Prompt » Each line below must be set down exactly; omit any image you find.

Recorded information »
%%

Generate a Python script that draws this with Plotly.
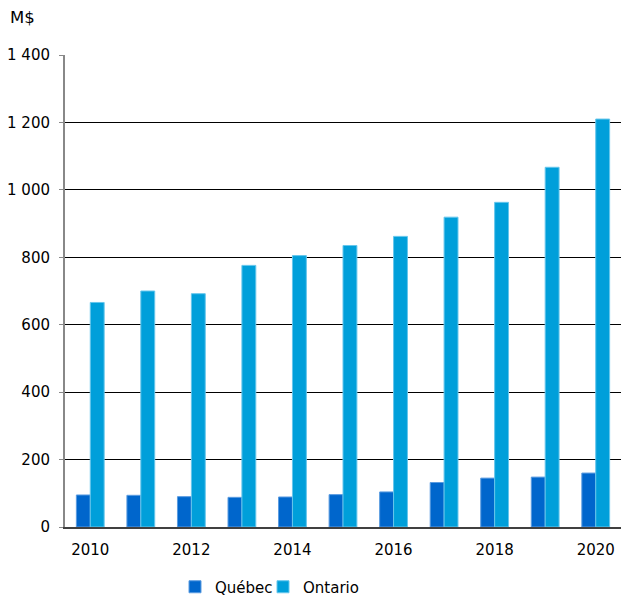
import plotly.graph_objects as go

years = [2010, 2011, 2012, 2013, 2014, 2015, 2016, 2017, 2018, 2019, 2020]
quebec = [95, 94, 90, 88, 89, 96, 104, 132, 145, 148, 160]
ontario = [666, 700, 692, 776, 805, 835, 862, 919, 963, 1067, 1210]
y_ticks = [0, 200, 400, 600, 800, 1000, 1200, 1400]
y_tick_labels = ["0", "200", "400", "600", "800", "1 000", "1 200", "1 400"]
x_ticks = [2010, 2012, 2014, 2016, 2018, 2020]

FONT = "DejaVu Sans, Verdana, sans-serif"

fig = go.Figure()
fig.add_trace(go.Bar(x=years, y=quebec, name="Québec", legend="legend",
                     marker=dict(color="#0066CC", line=dict(color="#5A9BE0", width=1))))
fig.add_trace(go.Bar(x=years, y=ontario, name="Ontario", legend="legend2",
                     marker=dict(color="#009FDA", line=dict(color="#66C6EC", width=1))))

leg_common = dict(orientation="h", yref="container", yanchor="middle", y=1 - 587 / 598,
                  xanchor="left", font=dict(size=15, family=FONT), itemwidth=30,
                  bgcolor="rgba(0,0,0,0)")

fig.update_layout(
    width=623, height=598,
    margin=dict(l=65, r=2, t=55, b=71, autoexpand=False),
    paper_bgcolor="white", plot_bgcolor="white",
    font=dict(family=FONT, size=15, color="black"),
    barmode="group", bargap=0.45, bargroupgap=0,
    showlegend=True,
    legend=dict(x=(175 - 65) / 556, **leg_common),
    legend2=dict(x=(263 - 65) / 556, **leg_common),
    xaxis=dict(range=[2009.5, 2020.5], tickvals=x_ticks, ticktext=[str(v) for v in x_ticks],
               showgrid=False, showline=True, linecolor="#404040", linewidth=2,
               ticks="", ticklen=0, ticklabelstandoff=8, zeroline=False, fixedrange=True,
               automargin=False),
    yaxis=dict(range=[0, 1400], tickvals=y_ticks, ticktext=y_tick_labels,
               showgrid=True, gridcolor="black", gridwidth=1,
               showline=True, linecolor="#888888", linewidth=2,
               ticks="outside", ticklen=4, tickcolor="#888888", ticklabelstandoff=6,
               zeroline=False, fixedrange=True, automargin=False),
    annotations=[dict(text="M$", xref="paper", yref="paper", x=(8 - 65) / 556, y=1 + 38 / 472,
                      xanchor="left", yanchor="middle", showarrow=False,
                      font=dict(size=16.5, family=FONT))],
)

fig.write_html("out.html", config={"displayModeBar": False},
               post_script="document.body.style.margin='0';")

%%

Written solution »
Generate a Python script that draws this with Plotly.
import plotly.graph_objects as go

years = [2010, 2011, 2012, 2013, 2014, 2015, 2016, 2017, 2018, 2019, 2020]
quebec = [95, 94, 90, 88, 89, 96, 104, 132, 145, 148, 160]
ontario = [666, 700, 692, 776, 805, 835, 862, 919, 963, 1067, 1210]
y_ticks = [0, 200, 400, 600, 800, 1000, 1200, 1400]
y_tick_labels = ["0", "200", "400", "600", "800", "1 000", "1 200", "1 400"]
x_ticks = [2010, 2012, 2014, 2016, 2018, 2020]

FONT = "DejaVu Sans, Verdana, sans-serif"

fig = go.Figure()
fig.add_trace(go.Bar(x=years, y=quebec, name="Québec", legend="legend",
                     marker=dict(color="#0066CC", line=dict(color="#5A9BE0", width=1))))
fig.add_trace(go.Bar(x=years, y=ontario, name="Ontario", legend="legend2",
                     marker=dict(color="#009FDA", line=dict(color="#66C6EC", width=1))))

leg_common = dict(orientation="h", yref="container", yanchor="middle", y=1 - 587 / 598,
                  xanchor="left", font=dict(size=15, family=FONT), itemwidth=30,
                  bgcolor="rgba(0,0,0,0)")

fig.update_layout(
    width=623, height=598,
    margin=dict(l=65, r=2, t=55, b=71, autoexpand=False),
    paper_bgcolor="white", plot_bgcolor="white",
    font=dict(family=FONT, size=15, color="black"),
    barmode="group", bargap=0.45, bargroupgap=0,
    showlegend=True,
    legend=dict(x=(175 - 65) / 556, **leg_common),
    legend2=dict(x=(263 - 65) / 556, **leg_common),
    xaxis=dict(range=[2009.5, 2020.5], tickvals=x_ticks, ticktext=[str(v) for v in x_ticks],
               showgrid=False, showline=True, linecolor="#404040", linewidth=2,
               ticks="", ticklen=0, ticklabelstandoff=8, zeroline=False, fixedrange=True,
               automargin=False),
    yaxis=dict(range=[0, 1400], tickvals=y_ticks, ticktext=y_tick_labels,
               showgrid=True, gridcolor="black", gridwidth=1,
               showline=True, linecolor="#888888", linewidth=2,
               ticks="outside", ticklen=4, tickcolor="#888888", ticklabelstandoff=6,
               zeroline=False, fixedrange=True, automargin=False),
    annotations=[dict(text="M$", xref="paper", yref="paper", x=(8 - 65) / 556, y=1 + 38 / 472,
                      xanchor="left", yanchor="middle", showarrow=False,
                      font=dict(size=16.5, family=FONT))],
)

fig.write_html("out.html", config={"displayModeBar": False},
               post_script="document.body.style.margin='0';")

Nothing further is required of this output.